Tuesday, 2 June 2015

The essentials of being a knowledge worker.

A blog post appeared in the Huffington Post a couple of weeks ago entitled "you are more than a knowledge worker", which, in my view, completely missed the essential point of knowledge work. 


The basic premise on which the blog post is constructed was that being a knowledge worker means "your worth at work is directly related to how much you [personally] know".  The author then went on to say that knowledge alone is not enough, you need other things, such as Experience, Expertise, Eccentricity and Educability.

However the worth of a knowledge worker is NOT directly related to how much you personally know.  That is not the essential point of being a knowledge worker.

The knowledge worker differs from the manual worker in that their work involves the application of knowledge rather than the application of muscles, but that doesn't mean that the knowledge has to be held by the individual worker.

The knowledge worker *applies knowledge* rather than *holds knowledge in their head*.

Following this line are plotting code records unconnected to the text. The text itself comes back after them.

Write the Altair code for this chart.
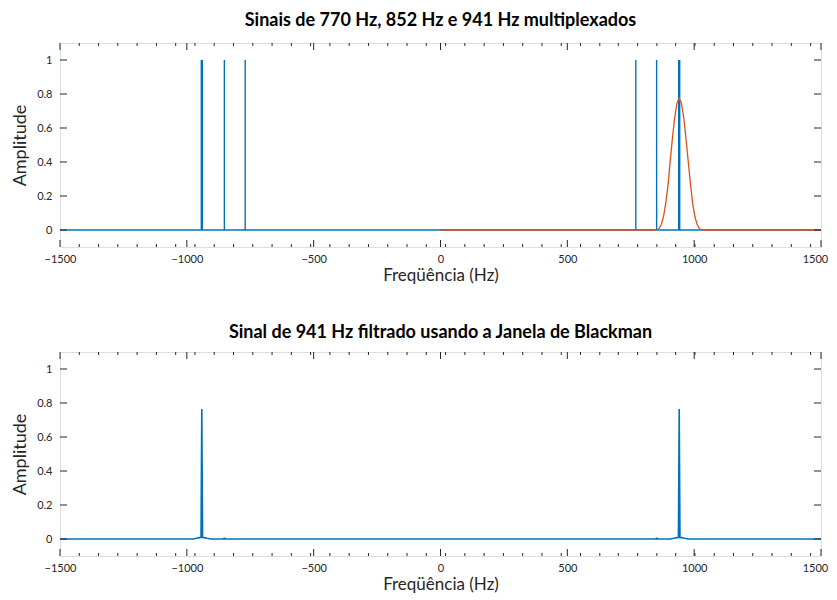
import altair as alt
import pandas as pd

# ---------------- data ----------------
x_ticks = [-1500, -1000, -500, 0, 500, 1000, 1500]
y_ticks = [0, 0.2, 0.4, 0.6, 0.8, 1]
x_minor = [-1424, -1348, -1272, -1196, -1120, -1044, -968, -892, -816, -740,
           -664, -588, -512, -436, -360, -284, -208, -132, -56, 20, 96, 172,
           248, 324, 400, 476, 552, 628, 701, 777, 853, 927, 1003, 1079, 1155,
           1231, 1307, 1383, 1459]

# top panel: multiplexed tones (blue spectrum)
spike_freqs = [-941, -852, -770, 770, 852, 941]
spike_amps = [1, 1, 1, 1, 1, 1]
base_freqs = [-1500, 1500]
base_amps = [0, 0]

# top panel: Blackman band-pass window (orange)
win_freqs = [0, 852, 861, 870, 879, 888, 897, 905, 914, 923, 932, 941,
             950, 959, 968, 977, 986, 994, 1003, 1012, 1021, 1030, 1500]
win_amps = [0, 0, 0.007, 0.031, 0.078, 0.156, 0.264, 0.396, 0.535, 0.659,
            0.745, 0.776, 0.745, 0.659, 0.535, 0.396, 0.264, 0.156, 0.078,
            0.031, 0.007, 0, 0]

# bottom panel: filtered 941 Hz signal
filt_freqs = [-1500, -976, -962, -950, -944, -941, -938, -932, -920, -906,
              -856, -852, -848, 848, 852, 856, 906, 920, 932, 938, 941, 944,
              950, 962, 976, 1500]
filt_amps = [0, 0, 0.004, 0.008, 0.01, 0.765, 0.01, 0.008, 0.004, 0,
             0, 0.004, 0, 0, 0.004, 0, 0, 0.004, 0.008, 0.01, 0.765, 0.01,
             0.008, 0.004, 0, 0]

BLUE = "#0072BD"
ORANGE = "#D95319"
AX = "#262626"
W, H = 761, 204

xscale = alt.Scale(domain=[-1500, 1500], nice=False, zero=False)
yscale = alt.Scale(domain=[-0.1, 1.1], nice=False, zero=False)

xaxis = alt.Axis(values=x_ticks, title="Freqüência (Hz)", ticks=False,
                 domain=False, grid=False, format="d", labelPadding=6,
                 labelFontSize=11, labelColor=AX, titleFontSize=17,
                 titleFontWeight="normal", titleColor=AX, titlePadding=3,
                 labelFont="Lato", titleFont="Lato", labelFlush=False,
                 labelOffset={"condition": {"test": "datum.value == 1500",
                                            "value": -6}, "value": 0})
yaxis = alt.Axis(values=y_ticks, title="Amplitude", ticks=False, domain=False,
                 grid=False, format="~g", labelPadding=8, labelFontSize=11,
                 labelColor=AX, titleFontSize=18, titleFontWeight="normal",
                 titleColor=AX, titlePadding=7, labelFont="Lato",
                 titleFont="Lato")

xt = pd.DataFrame({"f": x_ticks})
xm = pd.DataFrame({"f": x_minor})
yt = pd.DataFrame({"a": y_ticks})


def tick_layers():
    X = alt.X("f:Q", scale=xscale, axis=xaxis)
    Y = alt.Y("a:Q", scale=yscale, axis=yaxis)
    maj_b = alt.Chart(xt).mark_rule(color=AX, strokeWidth=1).encode(
        x=X, y=alt.value(H), y2=alt.value(H - 7))
    maj_t = alt.Chart(xt).mark_rule(color=AX, strokeWidth=1).encode(
        x=X, y=alt.value(0), y2=alt.value(7))
    min_b = alt.Chart(xm).mark_rule(color=AX, strokeWidth=1).encode(
        x=X, y=alt.value(H), y2=alt.value(H - 3))
    min_t = alt.Chart(xm).mark_rule(color=AX, strokeWidth=1).encode(
        x=X, y=alt.value(0), y2=alt.value(3))
    y_l = alt.Chart(yt).mark_rule(color=AX, strokeWidth=1).encode(
        y=Y, x=alt.value(0), x2=alt.value(7))
    y_r = alt.Chart(yt).mark_rule(color=AX, strokeWidth=1).encode(
        y=Y, x=alt.value(W - 7), x2=alt.value(W))
    return [maj_b, maj_t, min_b, min_t, y_l, y_r]


X = alt.X("f:Q", scale=xscale, axis=xaxis)
Y = alt.Y("a:Q", scale=yscale, axis=yaxis)

# ---- top panel ----
base_df = pd.DataFrame({"f": base_freqs, "a": base_amps})
spk_df = pd.DataFrame({"f": spike_freqs, "a": spike_amps})
win_df = pd.DataFrame({"f": win_freqs, "a": win_amps})

base_line = alt.Chart(base_df).mark_line(color=BLUE, strokeWidth=1.5).encode(x=X, y=Y)
spikes = alt.Chart(spk_df).mark_rule(color=BLUE).encode(
    x=X, y=Y, y2=alt.datum(0),
    strokeWidth=alt.condition("abs(datum.f) > 900", alt.value(2.4), alt.value(1.4)))
window = alt.Chart(win_df).mark_line(color=ORANGE, strokeWidth=1.3).encode(x=X, y=Y)

top = alt.layer(base_line, spikes, window, *tick_layers()).properties(
    width=W, height=H,
    title=alt.TitleParams("Sinais de 770 Hz, 852 Hz e 941 Hz multiplexados",
                          font="Lato", fontSize=18, fontWeight="bold",
                          color="#000000", offset=13))

# ---- bottom panel ----
filt_df = pd.DataFrame({"f": filt_freqs, "a": filt_amps})
filt_line = alt.Chart(filt_df).mark_line(color=BLUE, strokeWidth=1.6).encode(x=X, y=Y)

bottom = alt.layer(filt_line, *tick_layers()).properties(
    width=W, height=H,
    title=alt.TitleParams("Sinal de 941 Hz filtrado usando a Janela de Blackman",
                          font="Lato", fontSize=18, fontWeight="bold",
                          color="#000000", offset=10))

chart = alt.vconcat(top, bottom, spacing=39).properties(
    padding={"left": 3, "top": 3, "right": 0, "bottom": 0}
).configure_view(stroke=AX, strokeWidth=1).configure(background="white")

chart.save("out.html", embed_options={"renderer": "svg", "actions": False})
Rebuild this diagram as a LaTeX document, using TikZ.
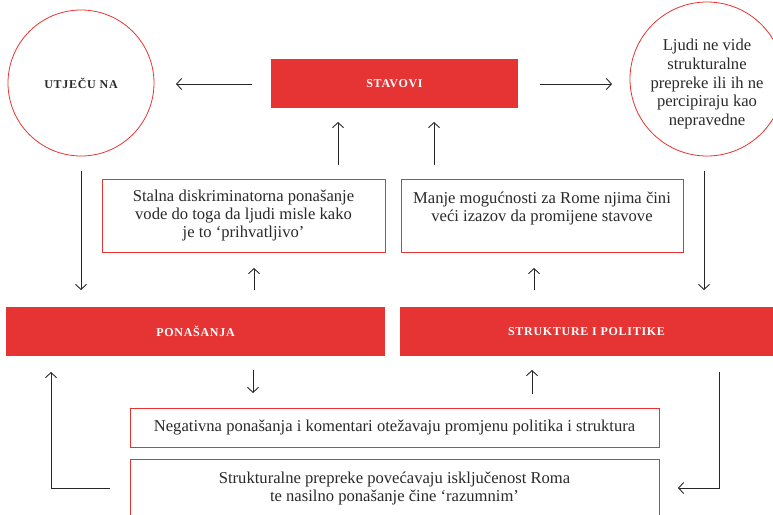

Much as automation massively increased the productivity of the manual worker by giving them power way beyond their personal strength and dexterity, and by allowing them to share their strength and skill with that of others, so Knowledge Management massively increases the productivity of the knowledge worker by providing knowledge as a shared asset, something every worker can draw on and contribute to.   Knowledge is the knowledge worker's raw material, but that knowledge should be the knowledge of the whole company, not of the individual.

The skills of a knowledge worker include the skills of sharing and learning, as the blog author alludes to in the "educability" section. This is not an additional element to knowledge work - it is a core skill for someone who works with knowledge. It is the "learner" element of the knower-learner spectrum, and the blog author is assuming that a knowledge worker must be a "knower".

A great knowledge worker is a person who seeks and finds knowledge to apply at work, and then shares their own knowledge and experience with others. A good knowledge company is one that supports their knowledge workers by making knowledge a shared, accessible, re-usable and continuously improved resource, through setting up a KM Framework.

For a knowledge worker in a good knowledge company, your worth at work is directly related to how much you can learn, how much you can apply what you have learned, and how much you can share new knowledge with others. Not how much you personally know.